Implications (Reprinted from the Discussion)
Purpose is a predictor of numerous beneficial outcomes among adolescents from diverse contexts [20,23]. Possessing a purpose in life, with prosocial goals, may also serve as a protective factor against stress, with some evidence suggesting that it can buffer against the pressures associated with growing up in competitive, affluent communities . The present study examined whether parent–adolescent relationship characteristics are related to different types of adolescent goals or aims among girls from selective private schools in affluent communities, where meaningful relationships and contexts may help or hinder the formation of other-oriented aims. Our results indicated that adolescent girls with purpose (defined as including “Other-Oriented Aims”) were more likely to experience higher levels of communication and trust in their relationships with their parents compared to girls who primarily endorsed SO aims (“Self-Oriented Aims”). Adolescent girls who have long-term aims that encompass both SO and OO aims (also considered purpose) also fared better than girls with strictly self-focused goals (“Self-Oriented Aims”). These results further extend our understanding of the different types of long-term aims young people endorse and the types of parenting practices that foster in young people an interest in pursuing goals intended to contribute to the world beyond themselves.
The current study found three distinct clusters of youth purpose, named “Other-Oriented Aims,” “Self and Other-Oriented Aims,” and “Self-Oriented Aims.” In contrast to the Bronk and Finch (2010) results, we did not find a cluster of youth with no orientation. The absence of this cluster may have to do with the characteristics of the current sample.
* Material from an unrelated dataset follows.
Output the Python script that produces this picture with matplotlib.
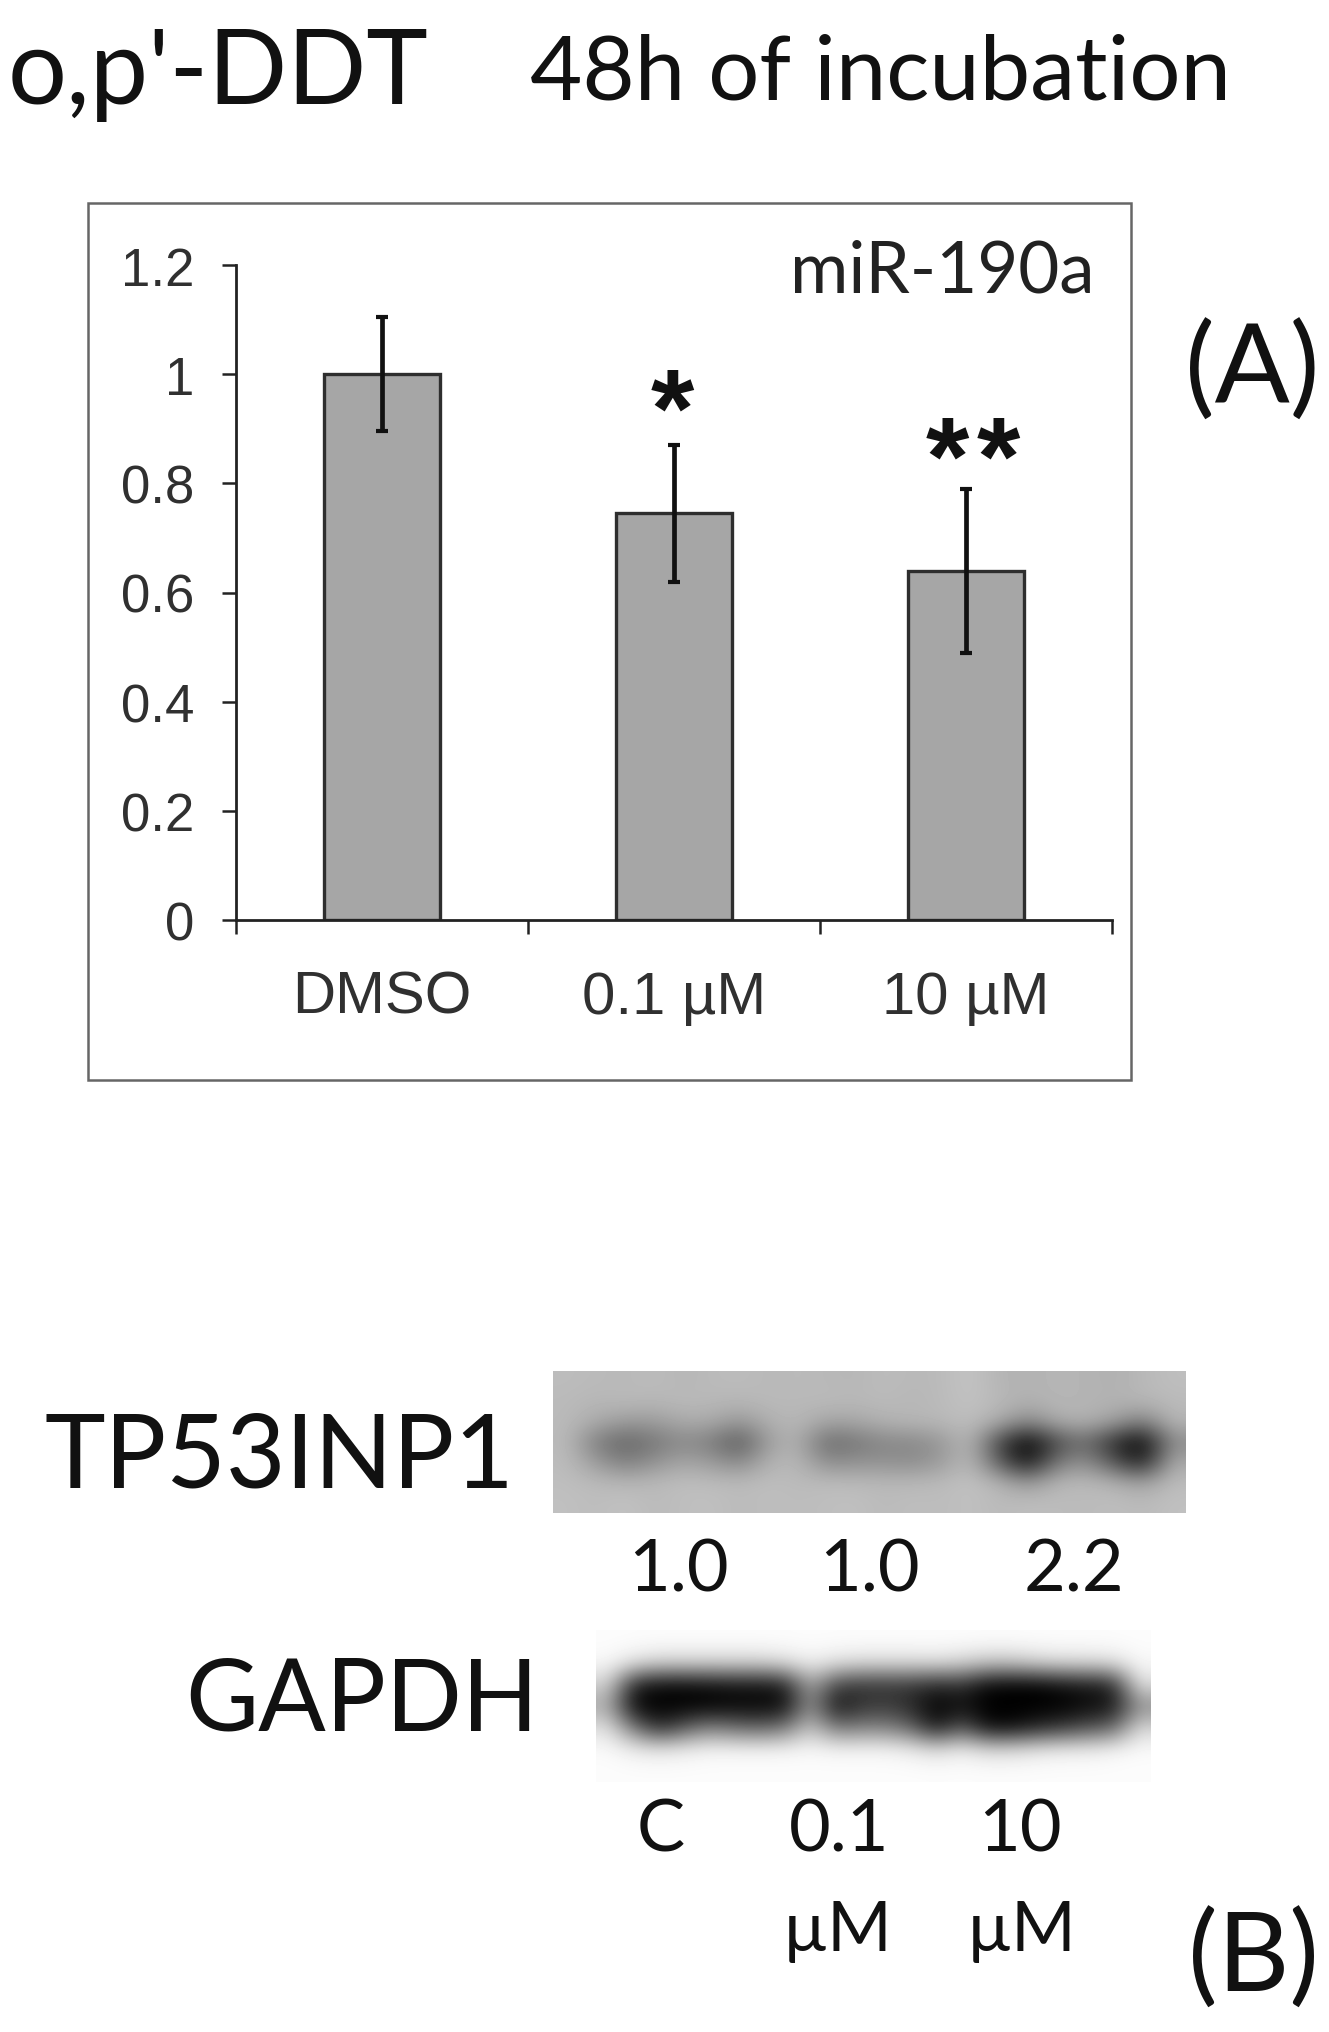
import numpy as np
import matplotlib
matplotlib.use('Agg')
import matplotlib.pyplot as plt
from matplotlib.patches import Rectangle

W, H = 1329, 2033

# Bar chart data
categories = ['DMSO', '0.1 µM', '10 µM']
values = [1.0, 0.745, 0.64]
err_low = [0.105, 0.125, 0.15]
err_high = [0.105, 0.125, 0.15]
y_ticks = [0, 0.2, 0.4, 0.6, 0.8, 1, 1.2]
y_labels = ['0', '0.2', '0.4', '0.6', '0.8', '1', '1.2']

# Blot labels
ratios = ['1.0', '1.0', '2.2']
lanes = ['C', '0.1', '10']

# Grey levels read from the blots (rows top to bottom)
tp53_blot = [
    [188, 186, 184, 188, 182, 186, 188, 184, 186, 184, 182, 188, 184, 186, 196, 180, 178, 182, 180, 176, 184, 190],
    [186, 182, 186, 182, 186, 184, 182, 186, 184, 186, 184, 186, 182, 186, 194, 184, 176, 182, 180, 178, 182, 186],
    [186, 170, 155, 155, 170, 170, 150, 176, 184, 165, 166, 178, 182, 184, 190, 172, 135, 172, 178, 160, 125, 182],
    [186, 125, 100, 118, 138, 125, 85, 160, 178, 105, 118, 135, 135, 150, 186, 70, 0, 75, 110, 45, 0, 140],
    [188, 155, 125, 145, 165, 155, 135, 178, 184, 140, 145, 145, 140, 155, 188, 95, 15, 120, 145, 85, 25, 170],
    [190, 186, 182, 184, 190, 188, 186, 190, 186, 188, 186, 184, 184, 186, 194, 180, 150, 182, 186, 178, 160, 188],
    [192, 188, 194, 186, 190, 192, 186, 190, 188, 190, 192, 186, 190, 188, 192, 186, 190, 188, 186, 190, 186, 192],
]
gapdh_blot = [
    [252, 252, 252, 252, 252, 252, 252, 252, 252, 252, 252, 252, 252, 252, 252, 252, 252, 252, 252, 252, 252, 252],
    [248, 230, 215, 215, 215, 215, 215, 225, 240, 228, 222, 222, 222, 225, 215, 200, 200, 215, 222, 222, 228, 248],
    [210, 35, 10, 10, 15, 20, 20, 30, 170, 70, 55, 55, 55, 40, 50, 5, 0, 0, 15, 25, 35, 225],
    [170, 5, 0, 0, 0, 5, 5, 10, 150, 15, 50, 60, 40, 0, 15, 0, 0, 0, 0, 10, 20, 140],
    [225, 120, 40, 90, 130, 110, 100, 120, 200, 120, 130, 130, 100, 20, 90, 10, 10, 35, 55, 80, 100, 215],
    [250, 238, 232, 238, 245, 245, 245, 245, 248, 245, 245, 245, 238, 222, 238, 220, 222, 232, 238, 238, 245, 250],
    [252, 252, 252, 252, 252, 252, 252, 252, 252, 252, 252, 252, 252, 252, 252, 252, 252, 252, 252, 252, 252, 252],
]

fig = plt.figure(figsize=(W / 100, H / 100), dpi=100, facecolor='white')

# overlay in pixel coordinates for the free text and the frame
page = fig.add_axes([0, 0, 1, 1])
page.set_xlim(0, W)
page.set_ylim(H, 0)
page.axis('off')

page.add_patch(Rectangle((88, 204), 1043, 877, fill=False, ec='#666666', lw=1.8))

# Panel A
left, right, top, bottom = 236, 1112, 266, 921
ax = fig.add_axes([left / W, 1 - bottom / H, (right - left) / W, (bottom - top) / H])
ax.patch.set_alpha(0)
x = np.arange(len(values)) + 0.5
ax.bar(x, values, width=0.4, color='#a6a6a6', edgecolor='#2e2e2e', linewidth=2.4)
ax.errorbar(x, values, yerr=[err_low, err_high], fmt='none', ecolor='#111111',
            elinewidth=3.4, capsize=4, capthick=3)
ax.set_xlim(0, 3)
ax.set_ylim(0, 1.2)
ax.set_yticks(y_ticks)
ax.set_yticklabels(y_labels, family='Liberation Sans', fontsize=38, color='#303030')
ax.set_xticks([0, 1, 2, 3])
ax.set_xticklabels([])
ax.set_xticks(x, minor=True)
ax.set_xticklabels(categories, minor=True, family='Liberation Sans', fontsize=43, color='#303030')
ax.tick_params(axis='y', length=10, width=1.8, color='#222222', pad=20)
ax.tick_params(axis='x', which='major', length=10, width=1.8, color='#222222')
ax.tick_params(axis='x', which='minor', length=0, pad=36)
for side in ['top', 'right']:
    ax.spines[side].set_visible(False)
for side in ['left', 'bottom']:
    ax.spines[side].set_linewidth(2)
    ax.spines[side].set_color('#222222')

calibri = 'Lato'
page.text(790, 272, 'miR-190a', family=calibri, fontsize=51, color='#222222', va='center', ha='left')
for xp, yp in zip([672, 947, 998], [418, 466, 466]):
    page.text(xp, yp, '*', family='Liberation Sans', weight='bold', fontsize=80,
              ha='center', va='center', color='#111111')

# Headings and panel letters
page.text(8, 104, "o,p'-DDT", family=calibri, fontsize=75, color='#111111', va='baseline')
page.text(530, 100, '48h of incubation', family=calibri, fontsize=65, color='#111111', va='baseline')
page.text(1185, 404, '(A)', family=calibri, fontsize=80, color='#111111', va='baseline')
page.text(1188, 1992, '(B)', family=calibri, fontsize=80, color='#111111', va='baseline')

# Panel B
page.imshow(np.array(tp53_blot), cmap='gray', vmin=0, vmax=255, extent=(553, 1186, 1514, 1372),
            interpolation='bicubic', aspect='auto', zorder=1)
page.imshow(np.array(gapdh_blot), cmap='gray', vmin=0, vmax=255, extent=(596, 1151, 1783, 1631),
            interpolation='bicubic', aspect='auto', zorder=1)
page.set_xlim(0, W)
page.set_ylim(H, 0)

page.text(44, 1488, 'TP53INP1', family=calibri, fontsize=74, color='#111111', va='baseline')
page.text(185, 1731, 'GAPDH', family=calibri, fontsize=72, color='#111111', va='baseline')
for xp, s in zip([678, 869, 1074], ratios):
    page.text(xp, 1592, s, family=calibri, fontsize=52, color='#111111', ha='center', va='baseline')
for xp, s in zip([661, 839, 1020], lanes):
    page.text(xp, 1852, s, family=calibri, fontsize=52, color='#111111', ha='center', va='baseline')
for xp in [838, 1022]:
    page.text(xp, 1951, 'µM', family=calibri, fontsize=50, color='#111111', ha='center', va='baseline')

fig.savefig('out.png', dpi=100)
That is, youth from high-achieving backgrounds may be especially likely to have goals for the future, making a “no orientation” cluster less prevalent. Other studies using Bronk and Finch’s methodology have similarly failed to find a robust fourth cluster of youth with no orientation .
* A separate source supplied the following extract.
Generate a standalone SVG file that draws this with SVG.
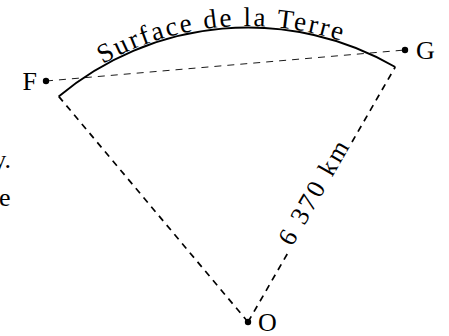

Consistent with previous research, we found that youth who experienced positive parent–adolescent relationships also had OO life aims [4,14,32], although some evidence from international samples has found that adolescents with OO purpose report less support from parents . Both parental communication and trust were associated with OO aims among girls in our study. Our results also align with evidence demonstrating positive relationships with parents among adolescents who endorse both SO and OO aims . Moreover, although not statistically significant, girls who focused on SO goals reported relatively high levels of parent alienation. Taken together, these findings suggest the importance of parental influence in the development of other-oriented aims (i.e., purpose) among adolescent girls from affluent backgrounds. There also seem to be certain qualities in relationships with parents that foster purpose among adolescent girls . Specifically, those with less conflictual, more open and supportive relationships with their parents tended to feel as though they could explore their own interests, rather than feel pressured to live up to their parents’ expectations.